---------- Recorded information

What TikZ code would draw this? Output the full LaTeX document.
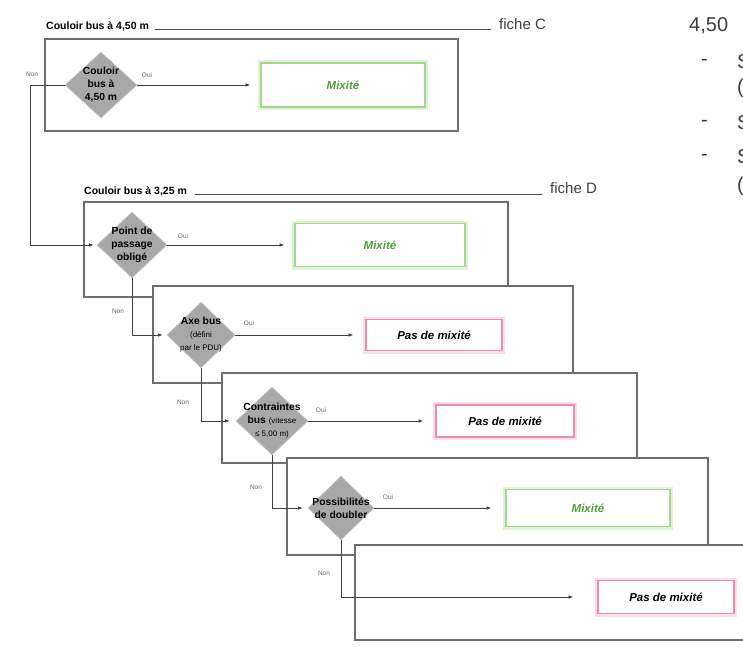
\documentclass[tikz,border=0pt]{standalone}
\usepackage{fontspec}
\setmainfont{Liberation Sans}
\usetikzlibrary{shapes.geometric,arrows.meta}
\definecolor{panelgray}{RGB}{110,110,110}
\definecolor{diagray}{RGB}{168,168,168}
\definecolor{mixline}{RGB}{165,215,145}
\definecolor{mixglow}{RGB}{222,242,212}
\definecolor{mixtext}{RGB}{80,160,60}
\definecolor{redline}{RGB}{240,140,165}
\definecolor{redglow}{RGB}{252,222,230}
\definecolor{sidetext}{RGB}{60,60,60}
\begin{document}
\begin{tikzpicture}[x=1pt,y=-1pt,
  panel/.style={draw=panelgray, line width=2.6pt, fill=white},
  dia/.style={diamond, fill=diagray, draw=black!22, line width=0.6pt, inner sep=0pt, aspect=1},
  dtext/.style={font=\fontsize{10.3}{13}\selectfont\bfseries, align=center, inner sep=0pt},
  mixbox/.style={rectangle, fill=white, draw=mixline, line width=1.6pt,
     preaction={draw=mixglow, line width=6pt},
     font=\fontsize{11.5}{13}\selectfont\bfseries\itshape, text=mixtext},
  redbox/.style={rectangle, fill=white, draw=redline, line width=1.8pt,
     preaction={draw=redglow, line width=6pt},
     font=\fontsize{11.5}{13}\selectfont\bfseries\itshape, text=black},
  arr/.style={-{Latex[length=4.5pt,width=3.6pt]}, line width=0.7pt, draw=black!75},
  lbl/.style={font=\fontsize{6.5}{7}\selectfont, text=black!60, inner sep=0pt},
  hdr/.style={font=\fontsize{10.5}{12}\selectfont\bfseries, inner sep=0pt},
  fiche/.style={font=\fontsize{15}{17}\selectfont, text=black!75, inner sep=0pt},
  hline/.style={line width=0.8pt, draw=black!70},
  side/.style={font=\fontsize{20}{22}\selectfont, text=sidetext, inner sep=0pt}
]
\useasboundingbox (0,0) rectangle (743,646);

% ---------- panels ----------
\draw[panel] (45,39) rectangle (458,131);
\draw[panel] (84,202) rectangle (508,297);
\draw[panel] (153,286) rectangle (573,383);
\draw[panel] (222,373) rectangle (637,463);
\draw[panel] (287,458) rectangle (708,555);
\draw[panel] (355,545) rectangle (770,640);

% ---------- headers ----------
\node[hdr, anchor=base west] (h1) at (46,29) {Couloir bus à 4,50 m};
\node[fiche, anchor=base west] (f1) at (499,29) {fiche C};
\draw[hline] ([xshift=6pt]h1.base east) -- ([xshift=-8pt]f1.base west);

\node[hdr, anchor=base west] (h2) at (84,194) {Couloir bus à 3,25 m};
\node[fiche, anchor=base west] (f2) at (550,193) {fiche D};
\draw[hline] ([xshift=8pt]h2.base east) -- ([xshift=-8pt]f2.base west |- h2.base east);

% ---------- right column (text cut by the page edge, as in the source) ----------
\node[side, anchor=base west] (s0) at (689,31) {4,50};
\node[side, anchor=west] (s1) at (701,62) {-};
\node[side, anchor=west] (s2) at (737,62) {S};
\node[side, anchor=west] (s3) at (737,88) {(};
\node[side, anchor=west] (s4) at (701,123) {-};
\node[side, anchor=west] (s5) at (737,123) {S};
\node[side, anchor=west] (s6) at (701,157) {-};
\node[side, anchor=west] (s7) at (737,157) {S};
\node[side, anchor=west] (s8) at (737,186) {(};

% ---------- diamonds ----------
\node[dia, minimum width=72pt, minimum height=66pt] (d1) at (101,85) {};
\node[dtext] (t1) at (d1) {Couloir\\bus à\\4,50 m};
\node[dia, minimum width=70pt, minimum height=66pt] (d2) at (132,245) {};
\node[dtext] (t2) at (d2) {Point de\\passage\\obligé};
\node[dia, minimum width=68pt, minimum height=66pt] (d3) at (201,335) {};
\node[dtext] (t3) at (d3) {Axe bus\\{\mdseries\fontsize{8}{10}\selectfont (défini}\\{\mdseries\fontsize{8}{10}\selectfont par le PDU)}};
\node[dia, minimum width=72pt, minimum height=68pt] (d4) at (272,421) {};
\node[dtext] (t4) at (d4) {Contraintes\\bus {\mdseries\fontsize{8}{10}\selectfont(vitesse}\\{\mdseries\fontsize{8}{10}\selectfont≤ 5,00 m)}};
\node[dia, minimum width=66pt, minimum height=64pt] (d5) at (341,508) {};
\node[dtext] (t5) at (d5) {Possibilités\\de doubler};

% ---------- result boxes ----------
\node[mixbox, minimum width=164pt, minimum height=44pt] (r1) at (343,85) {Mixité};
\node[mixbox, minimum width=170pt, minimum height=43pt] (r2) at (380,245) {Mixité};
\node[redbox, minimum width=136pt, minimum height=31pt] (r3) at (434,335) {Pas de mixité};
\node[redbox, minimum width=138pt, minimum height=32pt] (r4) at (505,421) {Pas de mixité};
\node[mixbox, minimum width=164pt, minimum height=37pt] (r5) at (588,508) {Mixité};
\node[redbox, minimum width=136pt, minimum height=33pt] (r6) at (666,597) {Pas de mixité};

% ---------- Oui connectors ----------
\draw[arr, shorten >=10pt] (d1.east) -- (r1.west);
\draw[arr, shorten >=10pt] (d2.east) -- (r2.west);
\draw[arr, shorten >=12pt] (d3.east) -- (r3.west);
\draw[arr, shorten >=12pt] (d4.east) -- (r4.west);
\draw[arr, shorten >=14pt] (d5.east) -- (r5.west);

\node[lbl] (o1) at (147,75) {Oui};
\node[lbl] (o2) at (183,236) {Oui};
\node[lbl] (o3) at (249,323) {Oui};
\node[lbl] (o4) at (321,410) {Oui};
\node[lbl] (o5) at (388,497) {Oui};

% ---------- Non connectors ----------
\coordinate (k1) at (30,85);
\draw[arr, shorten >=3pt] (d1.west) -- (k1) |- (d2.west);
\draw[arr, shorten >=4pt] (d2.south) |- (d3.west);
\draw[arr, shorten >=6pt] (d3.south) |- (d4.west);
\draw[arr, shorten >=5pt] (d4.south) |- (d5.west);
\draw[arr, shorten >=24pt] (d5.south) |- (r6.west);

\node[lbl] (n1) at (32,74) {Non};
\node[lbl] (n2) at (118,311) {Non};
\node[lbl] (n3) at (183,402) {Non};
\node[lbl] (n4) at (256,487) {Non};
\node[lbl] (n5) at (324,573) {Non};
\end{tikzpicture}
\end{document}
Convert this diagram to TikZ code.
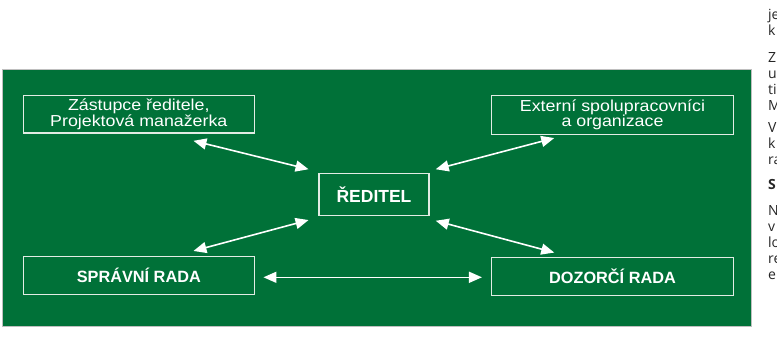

--------------------

Aim
All of the lines above should be printed exactly, minus the pictures.

Solved problem
What TikZ code would draw this? Output the full LaTeX document.
\documentclass[tikz,border=0pt]{standalone}
\usepackage{fontspec}
\setmainfont{Liberation Sans}
\usetikzlibrary{shapes.geometric,arrows.meta}
\definecolor{panelgray}{RGB}{110,110,110}
\definecolor{diagray}{RGB}{168,168,168}
\definecolor{mixline}{RGB}{165,215,145}
\definecolor{mixglow}{RGB}{222,242,212}
\definecolor{mixtext}{RGB}{80,160,60}
\definecolor{redline}{RGB}{240,140,165}
\definecolor{redglow}{RGB}{252,222,230}
\definecolor{sidetext}{RGB}{60,60,60}
\begin{document}
\begin{tikzpicture}[x=1pt,y=-1pt,
  panel/.style={draw=panelgray, line width=2.6pt, fill=white},
  dia/.style={diamond, fill=diagray, draw=black!22, line width=0.6pt, inner sep=0pt, aspect=1},
  dtext/.style={font=\fontsize{10.3}{13}\selectfont\bfseries, align=center, inner sep=0pt},
  mixbox/.style={rectangle, fill=white, draw=mixline, line width=1.6pt,
     preaction={draw=mixglow, line width=6pt},
     font=\fontsize{11.5}{13}\selectfont\bfseries\itshape, text=mixtext},
  redbox/.style={rectangle, fill=white, draw=redline, line width=1.8pt,
     preaction={draw=redglow, line width=6pt},
     font=\fontsize{11.5}{13}\selectfont\bfseries\itshape, text=black},
  arr/.style={-{Latex[length=4.5pt,width=3.6pt]}, line width=0.7pt, draw=black!75},
  lbl/.style={font=\fontsize{6.5}{7}\selectfont, text=black!60, inner sep=0pt},
  hdr/.style={font=\fontsize{10.5}{12}\selectfont\bfseries, inner sep=0pt},
  fiche/.style={font=\fontsize{15}{17}\selectfont, text=black!75, inner sep=0pt},
  hline/.style={line width=0.8pt, draw=black!70},
  side/.style={font=\fontsize{20}{22}\selectfont, text=sidetext, inner sep=0pt}
]
\useasboundingbox (0,0) rectangle (743,646);

% ---------- panels ----------
\draw[panel] (45,39) rectangle (458,131);
\draw[panel] (84,202) rectangle (508,297);
\draw[panel] (153,286) rectangle (573,383);
\draw[panel] (222,373) rectangle (637,463);
\draw[panel] (287,458) rectangle (708,555);
\draw[panel] (355,545) rectangle (770,640);

% ---------- headers ----------
\node[hdr, anchor=base west] (h1) at (46,29) {Couloir bus à 4,50 m};
\node[fiche, anchor=base west] (f1) at (499,29) {fiche C};
\draw[hline] ([xshift=6pt]h1.base east) -- ([xshift=-8pt]f1.base west);

\node[hdr, anchor=base west] (h2) at (84,194) {Couloir bus à 3,25 m};
\node[fiche, anchor=base west] (f2) at (550,193) {fiche D};
\draw[hline] ([xshift=8pt]h2.base east) -- ([xshift=-8pt]f2.base west |- h2.base east);

% ---------- right column (text cut by the page edge, as in the source) ----------
\node[side, anchor=base west] (s0) at (689,31) {4,50};
\node[side, anchor=west] (s1) at (701,62) {-};
\node[side, anchor=west] (s2) at (737,62) {S};
\node[side, anchor=west] (s3) at (737,88) {(};
\node[side, anchor=west] (s4) at (701,123) {-};
\node[side, anchor=west] (s5) at (737,123) {S};
\node[side, anchor=west] (s6) at (701,157) {-};
\node[side, anchor=west] (s7) at (737,157) {S};
\node[side, anchor=west] (s8) at (737,186) {(};

% ---------- diamonds ----------
\node[dia, minimum width=72pt, minimum height=66pt] (d1) at (101,85) {};
\node[dtext] (t1) at (d1) {Couloir\\bus à\\4,50 m};
\node[dia, minimum width=70pt, minimum height=66pt] (d2) at (132,245) {};
\node[dtext] (t2) at (d2) {Point de\\passage\\obligé};
\node[dia, minimum width=68pt, minimum height=66pt] (d3) at (201,335) {};
\node[dtext] (t3) at (d3) {Axe bus\\{\mdseries\fontsize{8}{10}\selectfont (défini}\\{\mdseries\fontsize{8}{10}\selectfont par le PDU)}};
\node[dia, minimum width=72pt, minimum height=68pt] (d4) at (272,421) {};
\node[dtext] (t4) at (d4) {Contraintes\\bus {\mdseries\fontsize{8}{10}\selectfont(vitesse}\\{\mdseries\fontsize{8}{10}\selectfont≤ 5,00 m)}};
\node[dia, minimum width=66pt, minimum height=64pt] (d5) at (341,508) {};
\node[dtext] (t5) at (d5) {Possibilités\\de doubler};

% ---------- result boxes ----------
\node[mixbox, minimum width=164pt, minimum height=44pt] (r1) at (343,85) {Mixité};
\node[mixbox, minimum width=170pt, minimum height=43pt] (r2) at (380,245) {Mixité};
\node[redbox, minimum width=136pt, minimum height=31pt] (r3) at (434,335) {Pas de mixité};
\node[redbox, minimum width=138pt, minimum height=32pt] (r4) at (505,421) {Pas de mixité};
\node[mixbox, minimum width=164pt, minimum height=37pt] (r5) at (588,508) {Mixité};
\node[redbox, minimum width=136pt, minimum height=33pt] (r6) at (666,597) {Pas de mixité};

% ---------- Oui connectors ----------
\draw[arr, shorten >=10pt] (d1.east) -- (r1.west);
\draw[arr, shorten >=10pt] (d2.east) -- (r2.west);
\draw[arr, shorten >=12pt] (d3.east) -- (r3.west);
\draw[arr, shorten >=12pt] (d4.east) -- (r4.west);
\draw[arr, shorten >=14pt] (d5.east) -- (r5.west);

\node[lbl] (o1) at (147,75) {Oui};
\node[lbl] (o2) at (183,236) {Oui};
\node[lbl] (o3) at (249,323) {Oui};
\node[lbl] (o4) at (321,410) {Oui};
\node[lbl] (o5) at (388,497) {Oui};

% ---------- Non connectors ----------
\coordinate (k1) at (30,85);
\draw[arr, shorten >=3pt] (d1.west) -- (k1) |- (d2.west);
\draw[arr, shorten >=4pt] (d2.south) |- (d3.west);
\draw[arr, shorten >=6pt] (d3.south) |- (d4.west);
\draw[arr, shorten >=5pt] (d4.south) |- (d5.west);
\draw[arr, shorten >=24pt] (d5.south) |- (r6.west);

\node[lbl] (n1) at (32,74) {Non};
\node[lbl] (n2) at (118,311) {Non};
\node[lbl] (n3) at (183,402) {Non};
\node[lbl] (n4) at (256,487) {Non};
\node[lbl] (n5) at (324,573) {Non};
\end{tikzpicture}
\end{document}
Convert this diagram to TikZ code.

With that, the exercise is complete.